You’re saying that indigenous tribal people don’t have free will? What is your evidence for such an odd claim?
Well, they are if you ignore all the others that weren’t. The rest of the world also had polytheistic ancient cultures. China, Japan, India, Mesoamerica, Australia, you name it.
You’re cherrypicking.
Genesis says Cain left the garden, went out and built a city. The Sumerians, who populated that same region, said a god showed up and built a city. Both timeframe and location match up.
Then there’s several notable similarities between stories in Genesis and stories in Sumerian texts like a great flood story complete with a “flood hero” that knew ahead of time and built a boat and a once universal language confused into many.
Agreed. You wouldn’t. But what do you have? A city, possibly in the Near East somewhere, at some unknown time, unless you have a date for Cain. And some similarities in stories unrelated to Cain in any way. Von Daniken would laugh you out of the room.
I have a timeline constructed from the lineages of Genesis that lays out a series of events over a 2000 year time frame that lines up with events that fit along that same time span in the same geographic location specifically given in Genesis.
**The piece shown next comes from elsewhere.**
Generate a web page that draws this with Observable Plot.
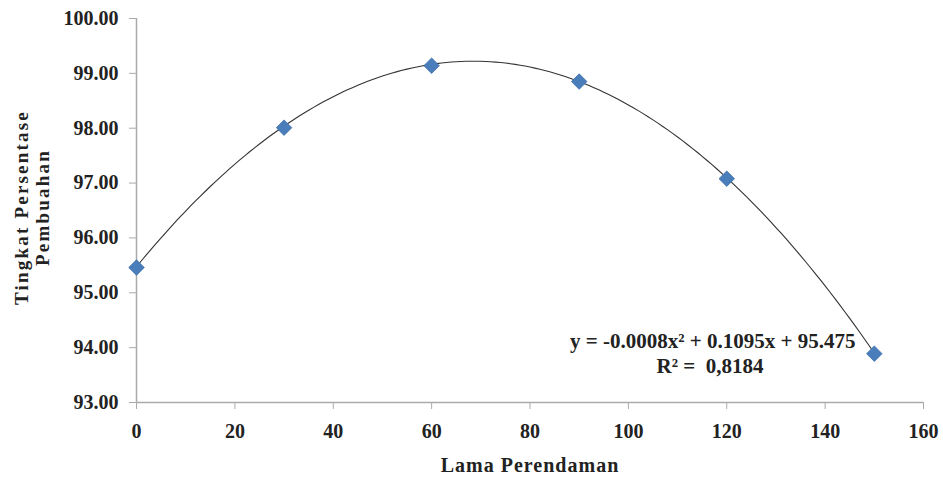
<!DOCTYPE html>
<html>
<head>
<meta charset="utf-8">
<script src="https://cdn.jsdelivr.net/npm/d3@7"></script>
<script src="https://cdn.jsdelivr.net/npm/@observablehq/plot@0.6"></script>
<style>
  html, body { margin: 0; padding: 0; background: #fff; }
  #chart svg { display: block; }
  #chart svg, #chart svg text { font-family: "Liberation Serif", "DejaVu Serif", serif !important; font-weight: bold; }
</style>
</head>
<body>
<div id="chart"></div>
<script>
// Data
const lamaPerendaman = [0, 30, 60, 90, 120, 150];
const persentase = [95.46, 98.01, 99.14, 98.85, 97.08, 93.89];
// Trendline coefficients shown on the chart (a, b, c for y = a x^2 + b x + c)
const trendCoef = [-0.0008, 0.1095, 95.475];
const xTicks = [0, 20, 40, 60, 80, 100, 120, 140, 160];
const yTicks = [93, 94, 95, 96, 97, 98, 99, 100];
const xLabel = "Lama Perendaman";
const yLabel = "Tingkat Persentase\nPembuahan";
const eqText = "y = -0.0008x² + 0.1095x + 95.475";
const r2Text = "R² =  0,8184";

const points = lamaPerendaman.map((x, i) => ({x, y: persentase[i]}));
const trend = d3.range(0, 150.5, 1).map(x => ({x, y: trendCoef[0]*x*x + trendCoef[1]*x + trendCoef[2]}));

const font = "Liberation Serif";

const chart = Plot.plot({
  width: 943,
  height: 482,
  marginLeft: 136,
  marginRight: 20,
  marginTop: 18,
  marginBottom: 80,
  style: {fontFamily: font, fontWeight: "bold", fontSize: "20px", color: "#222", background: "#fff"},
  x: {domain: [0, 160]},
  y: {domain: [93, 100]},
  marks: [
    Plot.axisX({ticks: xTicks, tickSize: 7, tickPadding: 14, stroke: "#aaa", label: null, fontSize: 20, fontFamily: font, fill: "#222", tickFormat: d => String(d)}),
    Plot.axisY({ticks: yTicks, tickSize: 7, tickPadding: 11, stroke: "#aaa", label: null, fontSize: 20, fontFamily: font, fill: "#222", tickFormat: d => d.toFixed(2)}),
    Plot.ruleX([0], {stroke: "#aaa", strokeWidth: 1.5}),
    Plot.ruleY([93], {stroke: "#aaa", strokeWidth: 1.5}),
    Plot.line(trend, {x: "x", y: "y", stroke: "#333", strokeWidth: 1.1}),
    Plot.dot(points, {x: "x", y: "y", symbol: "diamond2", r: 7, fill: "#4a7ebb", stroke: "#3d6fad", strokeWidth: 0.8}),
    Plot.text([eqText], {frameAnchor: "bottom-right", dx: -68, dy: -55, textAnchor: "end", fontSize: 21, fontFamily: font, fill: "#222"}),
    Plot.text([r2Text], {frameAnchor: "bottom-right", dx: -160, dy: -30, textAnchor: "end", fontSize: 21, fontFamily: font, fill: "#222"}),
    Plot.text([xLabel], {frameAnchor: "bottom", dy: 69, fontSize: 20, fontFamily: font, fill: "#222"}),
    Plot.text([yLabel], {frameAnchor: "left", textAnchor: "middle", dx: -105, dy: -3, rotate: -90, fontSize: 19, lineHeight: 1.15, fontFamily: font, fill: "#222"})
  ]
});
d3.select(chart).selectAll("text").each(function() {
  const t = this.textContent;
  if (t.startsWith("Tingkat") || t.startsWith("Pembuahan")) this.style.letterSpacing = "2.2px";
  if (t.startsWith("Lama")) this.style.letterSpacing = "1px";
});
document.getElementById("chart").appendChild(chart);
</script>
</body>
</html>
Yes, it does that. But you asked about the Cain story – why it was so long and detailed. One of the reasons is so that we can contrast the genealogies – in light of what we know about Cain’s character, and of the character of his descendants. It is unlikely that the similarity of names in the two genealogies is accidental.
Have you shown your studies to any Biblical scholars, to get some input from them?
The current documentary hypothesis was not formulated in the nineteenth century, and is not referred to as “the old JEDP theory”. The people who refer to the documentary hypothesis as “the old JEDP theory” are typically fundamentalists who want to make it sound out of date and no longer current in mainstream scholarship.
When someone identifies two sources in the flood account, responding with the claim that they are “following the old JEDP theory” is not only a non sequitur but also makes it sound like the view of multiple sources in the flood account is out of date and obsolete.
It’s the same kind of strategy used by people who refer to “Darwinian evolution”, despite the fact that the modern evolutionary synthesis left Darwin behind a long time ago, and even left neo-Darwinism behind a long time ago.
I was addressing Jeremy, who seemed to be talking about the older formulation, about current revisions. So your diatribe is out of place.
We spent a great deal of time in graduate school on method in Hebrew Bible scholarship, and had numerous professors and graduate students extremely well-versed in historical-critical theory. They were also well-versed in modern literary theory and in the newer narratological approaches to the Bible, which, based on everything you’ve ever posted, you’re completely unaware of. It’s from that perspective that I was making my suggestions to Jeremy.
He said nothing whatsoever to indicate that he was “talking about the older formulation”.
So why do you consistently show a lack of knowledge on these subjects? Why don’t you actually use these methods yourself? Instead you rail against the historical critical method (which is not a “theory”).
What nonsense, I’m not unaware of them at all. I’ve used them in my own work.
As I pointed out, modern scholars don’t refer to the documentary hypothesis as “the old JEDP theory”. Fundamentalists who don’t like historical criticism, do. That’s you.
Where did I “rail” against anything? All I did was suggest to Jeremy that perhaps the conclusions of some scholars regarding the composition of Genesis were not inviolate. I wasn’t foaming at the mouth. I wrote calmly.
I have used them often, in my published work.
The only work on the Old Testament you ever showed me, on BioLogos, did not use them. Maybe some other work does. But then, if you are referring to published work (in academic journals), you only have one such work, so let us know where we can read it, and I’ll try to see how much the new narratological approach informs it.